Data —
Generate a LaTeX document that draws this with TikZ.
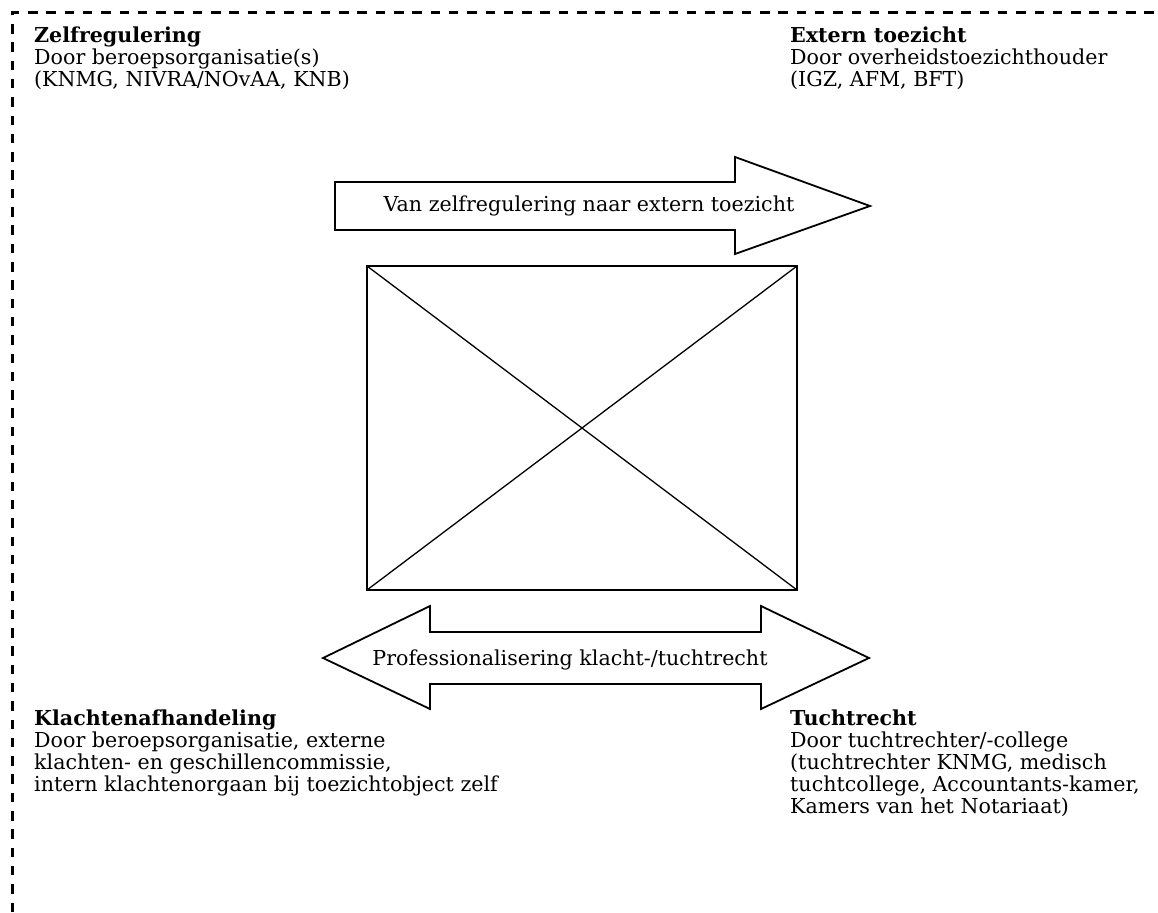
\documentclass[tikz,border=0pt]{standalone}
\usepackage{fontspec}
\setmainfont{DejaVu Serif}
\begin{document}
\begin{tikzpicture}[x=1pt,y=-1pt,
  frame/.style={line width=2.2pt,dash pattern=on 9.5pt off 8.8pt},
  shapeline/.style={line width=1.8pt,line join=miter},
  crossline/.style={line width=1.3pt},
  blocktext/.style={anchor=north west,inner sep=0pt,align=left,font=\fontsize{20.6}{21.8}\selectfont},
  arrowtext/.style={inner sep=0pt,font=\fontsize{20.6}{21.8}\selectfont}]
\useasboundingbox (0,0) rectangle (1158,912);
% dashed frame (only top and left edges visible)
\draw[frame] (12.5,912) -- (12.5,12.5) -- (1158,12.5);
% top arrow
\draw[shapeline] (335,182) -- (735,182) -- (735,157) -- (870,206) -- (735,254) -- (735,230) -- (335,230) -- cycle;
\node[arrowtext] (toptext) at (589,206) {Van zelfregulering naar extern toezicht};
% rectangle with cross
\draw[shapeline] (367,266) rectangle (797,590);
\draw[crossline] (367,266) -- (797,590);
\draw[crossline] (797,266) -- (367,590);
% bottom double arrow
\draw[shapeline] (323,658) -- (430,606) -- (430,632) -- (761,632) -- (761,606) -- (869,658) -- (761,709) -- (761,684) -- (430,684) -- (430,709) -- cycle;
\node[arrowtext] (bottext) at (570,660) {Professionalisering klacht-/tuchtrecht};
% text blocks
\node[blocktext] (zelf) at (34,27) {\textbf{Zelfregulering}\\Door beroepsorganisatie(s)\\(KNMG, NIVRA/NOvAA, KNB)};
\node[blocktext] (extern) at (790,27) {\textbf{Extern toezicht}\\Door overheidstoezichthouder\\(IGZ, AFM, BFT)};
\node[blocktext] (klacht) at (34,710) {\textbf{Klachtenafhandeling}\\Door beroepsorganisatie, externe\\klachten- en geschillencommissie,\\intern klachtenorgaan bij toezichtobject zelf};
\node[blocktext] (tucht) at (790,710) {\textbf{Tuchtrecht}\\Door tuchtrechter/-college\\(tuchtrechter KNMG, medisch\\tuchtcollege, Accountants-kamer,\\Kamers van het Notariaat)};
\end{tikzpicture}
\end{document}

Given request —
Using the listing above, locate the lines that hold "with" and copy each one.

Written reply —
Generate a LaTeX document that draws this with TikZ.
% rectangle with cross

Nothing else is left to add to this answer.